The main benefits of Chaos Engineering are:

a) For customers: Higher availability and durability of service means no outages interrupt your daily life.

b) For businesses: it can help prevent extremely large losses in revenue and maintenance costs, improve on-call training for engineering teams, and improve the SEV (incident) management program for the entire enterprise.

c) For technicians: insights from chaos experiments can mean reduced incidents, reduced guard load, greater understanding of system failure modes, improved system design, faster mean time to SEV detection and reduced repeat SEVs.

 

What Companies Use Chaos Engineering?

Many larger technology companies practice Chaos Engineering to better understand their distributed systems and microservices architectures.

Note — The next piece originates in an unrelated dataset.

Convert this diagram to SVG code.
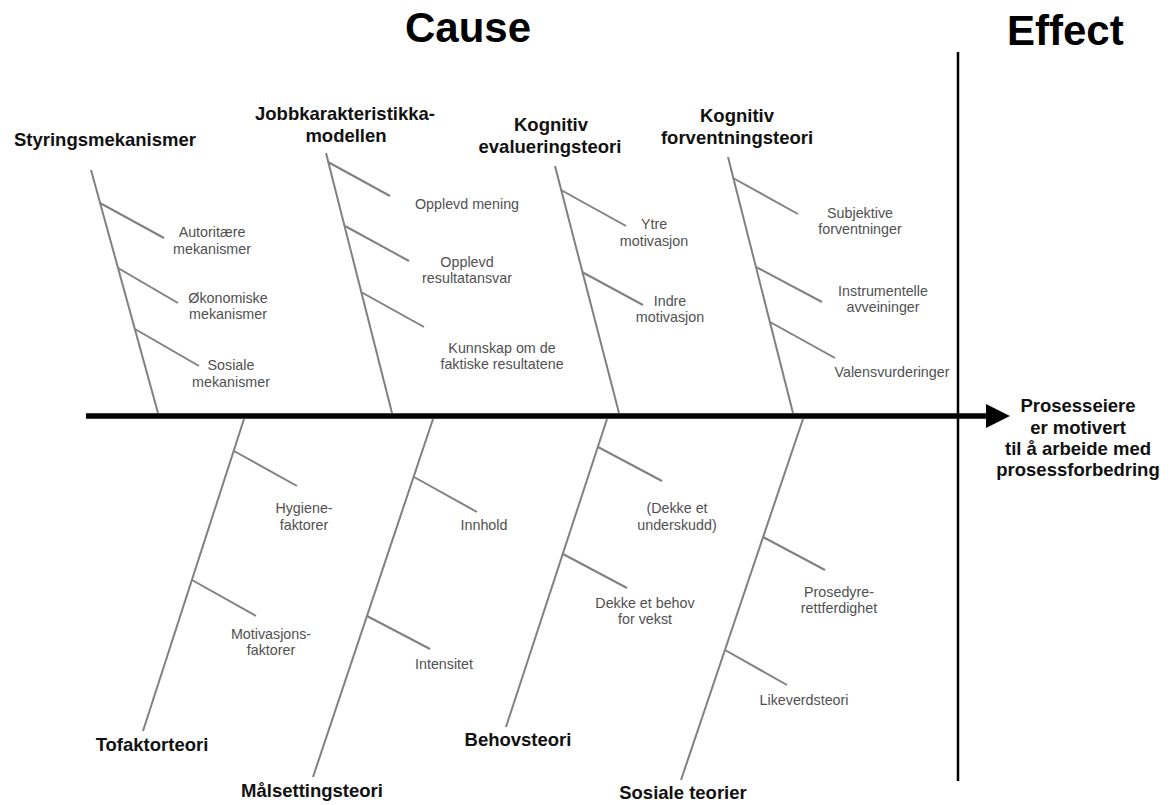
<svg xmlns="http://www.w3.org/2000/svg" width="1175" height="805" viewBox="0 0 1175 805">
  <style>
    .head { font-family: "Liberation Sans", Arial, sans-serif; font-weight: bold; font-size: 42px; fill: #000; }
    .cat { font-family: "Liberation Sans", Arial, sans-serif; font-weight: bold; font-size: 18.5px; fill: #111; text-anchor: middle; }
    .sub { font-family: "Liberation Sans", Arial, sans-serif; font-size: 14.3px; fill: #505050; text-anchor: middle; }
    .bone { stroke: #808080; stroke-width: 2; fill: none; stroke-linecap: butt; }
  </style>

  <rect width="1175" height="805" fill="#ffffff"/>

  <!-- headers -->
  <text class="head" x="405" y="42">Cause</text>
  <text class="head" x="1007" y="45">Effect</text>

  <!-- cause / effect divider -->
  <line x1="958" y1="52" x2="958" y2="781" stroke="#000" stroke-width="2.5"/>

  <!-- spine, bones and twigs -->
  <g id="connectors">
    <line x1="86" y1="416" x2="990" y2="416" stroke="#000" stroke-width="5.5"/>
    <polygon points="986,404 1010,416 986,428" fill="#000"/>

    <!-- upper bones -->
    <line class="bone" x1="91" y1="170" x2="158" y2="413"/>
    <line class="bone" x1="100" y1="203" x2="164" y2="238"/>
    <line class="bone" x1="118" y1="268" x2="178" y2="303"/>
    <line class="bone" x1="135" y1="329" x2="199" y2="366"/>

    <line class="bone" x1="326" y1="153" x2="392" y2="413"/>
    <line class="bone" x1="328" y1="162" x2="390" y2="196"/>
    <line class="bone" x1="345" y1="226" x2="409" y2="261"/>
    <line class="bone" x1="361" y1="292" x2="424" y2="327"/>

    <line class="bone" x1="555" y1="166" x2="619" y2="413"/>
    <line class="bone" x1="561" y1="190" x2="626" y2="226"/>
    <line class="bone" x1="582" y1="272" x2="643" y2="305"/>

    <line class="bone" x1="728" y1="157" x2="793" y2="413"/>
    <line class="bone" x1="733" y1="178" x2="798" y2="214"/>
    <line class="bone" x1="756" y1="267" x2="822" y2="302"/>
    <line class="bone" x1="770" y1="322" x2="835" y2="358"/>

    <!-- lower bones -->
    <line class="bone" x1="244" y1="419" x2="143" y2="731"/>
    <line class="bone" x1="234" y1="451" x2="297" y2="486"/>
    <line class="bone" x1="192" y1="580" x2="256" y2="616"/>

    <line class="bone" x1="433" y1="419" x2="313" y2="777"/>
    <line class="bone" x1="414" y1="477" x2="477" y2="512"/>
    <line class="bone" x1="367" y1="616" x2="430" y2="649"/>

    <line class="bone" x1="607" y1="419" x2="506" y2="727"/>
    <line class="bone" x1="598" y1="447" x2="662" y2="481"/>
    <line class="bone" x1="563" y1="554" x2="627" y2="588"/>

    <line class="bone" x1="803" y1="419" x2="681" y2="780"/>
    <line class="bone" x1="763" y1="537" x2="825" y2="570"/>
    <line class="bone" x1="725" y1="650" x2="787" y2="685"/>
  </g>

  <!-- effect -->
  <g id="effect">
    <text class="cat" x="1078" y="412">Prosesseiere</text>
    <text class="cat" x="1078" y="434">er motivert</text>
    <text class="cat" x="1078" y="455">til å arbeide med</text>
    <text class="cat" x="1078" y="476">prosessforbedring</text>
  </g>

  <!-- upper categories -->
  <g id="styringsmekanismer">
    <text class="cat" x="105" y="146">Styringsmekanismer</text>
  </g>
  <g id="autoritaere">
    <text class="sub" x="212" y="237">Autoritære</text>
    <text class="sub" x="212" y="254">mekanismer</text>
  </g>
  <g id="okonomiske">
    <text class="sub" x="228" y="303">Økonomiske</text>
    <text class="sub" x="228" y="319">mekanismer</text>
  </g>
  <g id="sosiale">
    <text class="sub" x="231" y="370">Sosiale</text>
    <text class="sub" x="231" y="387">mekanismer</text>
  </g>

  <g id="jobbkarakteristikka">
    <text class="cat" x="345" y="120">Jobbkarakteristikka-</text>
    <text class="cat" x="346" y="142">modellen</text>
  </g>
  <g id="opplevd-mening">
    <text class="sub" x="467" y="209">Opplevd mening</text>
  </g>
  <g id="opplevd-resultatansvar">
    <text class="sub" x="467" y="267">Opplevd</text>
    <text class="sub" x="467" y="283">resultatansvar</text>
  </g>
  <g id="kunnskap">
    <text class="sub" x="502" y="353">Kunnskap om de</text>
    <text class="sub" x="502" y="369">faktiske resultatene</text>
  </g>

  <g id="kognitiv-evaluering">
    <text class="cat" x="551" y="131">Kognitiv</text>
    <text class="cat" x="550" y="153">evalueringsteori</text>
  </g>
  <g id="ytre">
    <text class="sub" x="654" y="229">Ytre</text>
    <text class="sub" x="654" y="246">motivasjon</text>
  </g>
  <g id="indre">
    <text class="sub" x="670" y="306">Indre</text>
    <text class="sub" x="670" y="322">motivasjon</text>
  </g>

  <g id="kognitiv-forventning">
    <text class="cat" x="737" y="122">Kognitiv</text>
    <text class="cat" x="737" y="144">forventningsteori</text>
  </g>
  <g id="subjektive">
    <text class="sub" x="860" y="218">Subjektive</text>
    <text class="sub" x="860" y="234">forventninger</text>
  </g>
  <g id="instrumentelle">
    <text class="sub" x="883" y="296">Instrumentelle</text>
    <text class="sub" x="883" y="312">avveininger</text>
  </g>
  <g id="valens">
    <text class="sub" x="892" y="377">Valensvurderinger</text>
  </g>

  <!-- lower categories -->
  <g id="tofaktorteori">
    <text class="cat" x="152" y="751">Tofaktorteori</text>
  </g>
  <g id="hygiene">
    <text class="sub" x="304" y="513">Hygiene-</text>
    <text class="sub" x="304" y="530">faktorer</text>
  </g>
  <g id="motivasjonsfaktorer">
    <text class="sub" x="271" y="639">Motivasjons-</text>
    <text class="sub" x="271" y="655">faktorer</text>
  </g>

  <g id="malsettingsteori">
    <text class="cat" x="312" y="797">Målsettingsteori</text>
  </g>
  <g id="innhold">
    <text class="sub" x="484" y="530">Innhold</text>
  </g>
  <g id="intensitet">
    <text class="sub" x="444" y="669">Intensitet</text>
  </g>

  <g id="behovsteori">
    <text class="cat" x="518" y="746">Behovsteori</text>
  </g>
  <g id="underskudd">
    <text class="sub" x="677" y="513">(Dekke et</text>
    <text class="sub" x="677" y="530">underskudd)</text>
  </g>
  <g id="vekst">
    <text class="sub" x="645" y="608">Dekke et behov</text>
    <text class="sub" x="645" y="624">for vekst</text>
  </g>

  <g id="sosiale-teorier">
    <text class="cat" x="683" y="799">Sosiale teorier</text>
  </g>
  <g id="prosedyre">
    <text class="sub" x="839" y="597">Prosedyre-</text>
    <text class="sub" x="839" y="613">rettferdighet</text>
  </g>
  <g id="likeverd">
    <text class="sub" x="804" y="705">Likeverdsteori</text>
  </g>
</svg>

The list includes Netflix, LinkedIn, Facebook, Google, Microsoft, Amazon, and many others.

More traditional industries such as banking and finance have also realized the importance of Chaos Engineering.

For example, in 2014, the National Australia Bank migrated from physical infrastructure to Amazon Web Services and used Chaos Engineering to dramatically reduce the incident count.

 

How to Start Chaos Engineering

Have you ever asked yourself: how do I start Chaos Engineering?

Then you’re in the right place…

 

  1. Plan Experiment – One of the most powerful questions in Chaos Engineering is “What could go wrong?”
  2. Create Hypothesis – You have an idea of what can go wrong. You have chosen the exact glitch to inject. What happens next? This is an excellent thinking exercise for teamwork.
  3. Measure Impact – To understand how your system behaves under stress, you need to measure the availability and durability of your system. It’s good to have a key performance metric that correlates with customer success (such as orders per minute or stream starts per second).
  4. Backup Plan – If you are running commands by hand, be careful not to break ssh or control access to your instance’s blueprint.
  5. Fix It – After running your first experiment, hopefully, there is one of two outcomes: either you have verified that your system is resilient to the flaw you have introduced, or you have found a problem that you need to fix.